The robotaxi future, when it arrives, will be a bonus—not a guarantee. And for the millions of HW4 owners wondering about their vehicles' fate, the evidence suggests they will be along for the ride, not left behind at the station.

Frequently Asked Questions (FAQ)

Q: Does my current Tesla with Hardware 4 need an upgrade to achieve unsupervised Full Self-Driving?

A: According to Elon Musk, no. In January 2026, Musk confirmed that HW4 vehicles are capable of achieving Full Self-Driving (Unsupervised) without any hardware upgrades. This confirmation has been supported by technical developments in model distillation that allow the full unsupervised stack to run efficiently on HW4 hardware.

Q: What is the difference between Hardware 4 and AI5?

A: AI5 represents a generational leap in computational capability, delivering an estimated 2,000-2,500 TOPS compared to HW4's 300-500 TOPS. AI5 is designed for 800-watt power consumption and includes architecture optimized for transformer-based neural networks. Production is scheduled for 2027, with the Cybercab expected to be the first vehicle to receive the chip.

Q: When will Tesla's robotaxi service be available to the public?

A: Tesla currently operates limited robotaxi services in Austin and the San Francisco Bay Area, using modified Model Y vehicles. The company has announced plans to expand to seven additional cities in the first half of 2026, though no new locations have launched as of late February. Expansion depends on regulatory approval and validation of the technology's safety.

Q: How does Tesla's autonomous technology compare to Waymo's?

A: Waymo currently leads in fully driverless deployment, with over 450,000 paid rides per week across multiple cities. Waymo vehicles operate at SAE Level 4 automation within geofenced areas and use lidar, radar, and cameras. Tesla's approach relies exclusively on cameras and neural networks, with the goal of achieving autonomy without high-definition maps or lidar. Tesla's robotaxi fleet has logged approximately 700,000 paid miles since launch, a significantly smaller scale than Waymo's operations.

Q: Will Tesla offer retrofits for older vehicles to achieve unsupervised FSD?

A: Tesla has committed to offering retrofits for Hardware 3 vehicles to enable unsupervised FSD when it becomes available. For HW4 vehicles, retrofits are not expected to be necessary, as the hardware is already considered capable. No information has been released about potential retrofits from HW4 to AI5, and the significant thermal and power differences between the platforms suggest such upgrades may be technically challenging.

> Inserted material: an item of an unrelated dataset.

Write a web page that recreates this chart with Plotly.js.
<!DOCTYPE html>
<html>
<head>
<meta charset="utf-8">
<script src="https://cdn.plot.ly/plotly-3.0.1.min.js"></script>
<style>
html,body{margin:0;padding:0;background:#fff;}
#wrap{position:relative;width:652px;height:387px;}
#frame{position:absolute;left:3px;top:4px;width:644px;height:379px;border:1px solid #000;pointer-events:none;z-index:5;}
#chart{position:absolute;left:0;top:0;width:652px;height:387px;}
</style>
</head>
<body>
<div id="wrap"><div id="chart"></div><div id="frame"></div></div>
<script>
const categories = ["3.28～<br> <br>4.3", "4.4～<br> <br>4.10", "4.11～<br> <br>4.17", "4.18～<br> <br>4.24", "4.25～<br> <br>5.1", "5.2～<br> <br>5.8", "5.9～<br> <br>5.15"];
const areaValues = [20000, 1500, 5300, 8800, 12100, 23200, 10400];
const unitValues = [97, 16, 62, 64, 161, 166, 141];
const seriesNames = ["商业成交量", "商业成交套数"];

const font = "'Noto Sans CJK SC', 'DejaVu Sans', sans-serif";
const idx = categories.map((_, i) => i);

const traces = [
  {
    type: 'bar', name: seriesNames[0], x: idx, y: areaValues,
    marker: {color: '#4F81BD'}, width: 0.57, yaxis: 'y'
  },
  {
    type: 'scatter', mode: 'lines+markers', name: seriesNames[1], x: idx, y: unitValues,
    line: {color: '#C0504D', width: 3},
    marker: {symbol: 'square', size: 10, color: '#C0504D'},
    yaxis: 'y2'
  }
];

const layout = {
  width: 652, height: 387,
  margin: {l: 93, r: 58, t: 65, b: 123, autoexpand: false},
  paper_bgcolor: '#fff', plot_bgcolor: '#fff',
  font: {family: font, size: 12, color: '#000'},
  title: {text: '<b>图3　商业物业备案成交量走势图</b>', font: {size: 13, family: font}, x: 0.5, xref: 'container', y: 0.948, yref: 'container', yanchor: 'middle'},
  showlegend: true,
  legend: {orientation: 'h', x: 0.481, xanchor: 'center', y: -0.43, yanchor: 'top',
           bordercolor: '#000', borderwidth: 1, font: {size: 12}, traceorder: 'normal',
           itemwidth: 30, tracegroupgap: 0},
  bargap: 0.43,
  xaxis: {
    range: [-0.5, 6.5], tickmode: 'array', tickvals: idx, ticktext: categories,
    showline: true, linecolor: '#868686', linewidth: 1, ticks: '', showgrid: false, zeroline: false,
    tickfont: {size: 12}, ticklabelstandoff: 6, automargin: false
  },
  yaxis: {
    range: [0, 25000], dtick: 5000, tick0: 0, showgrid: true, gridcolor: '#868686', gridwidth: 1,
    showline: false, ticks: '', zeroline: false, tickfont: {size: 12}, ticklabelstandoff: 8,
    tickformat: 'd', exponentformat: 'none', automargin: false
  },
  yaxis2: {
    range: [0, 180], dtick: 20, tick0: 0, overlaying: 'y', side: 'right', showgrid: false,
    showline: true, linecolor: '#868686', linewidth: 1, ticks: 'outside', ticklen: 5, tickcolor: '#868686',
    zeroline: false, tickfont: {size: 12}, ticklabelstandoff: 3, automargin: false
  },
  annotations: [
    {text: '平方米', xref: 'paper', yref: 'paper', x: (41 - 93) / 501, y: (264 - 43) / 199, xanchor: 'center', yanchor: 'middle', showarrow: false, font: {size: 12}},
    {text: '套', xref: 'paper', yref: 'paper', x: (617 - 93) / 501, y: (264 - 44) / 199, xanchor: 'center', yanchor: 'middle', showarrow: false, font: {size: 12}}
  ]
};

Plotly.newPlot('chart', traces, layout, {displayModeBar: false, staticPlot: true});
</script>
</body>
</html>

Q: Is Full Self-Driving worth purchasing for my current Tesla?

A: The answer depends on your expectations. FSD (Supervised) currently provides impressive driver assistance capabilities, including highway navigation, city street driving, and traffic light recognition. For owners who value cutting-edge technology and want to participate in Tesla's autonomy development, FSD may be worthwhile. However, the "robotaxi" future that would make FSD an income-generating asset remains years away and depends on factors beyond Tesla's control, including regulation and safety validation. Purchase FSD for what it does today, not for what it might become tomorrow.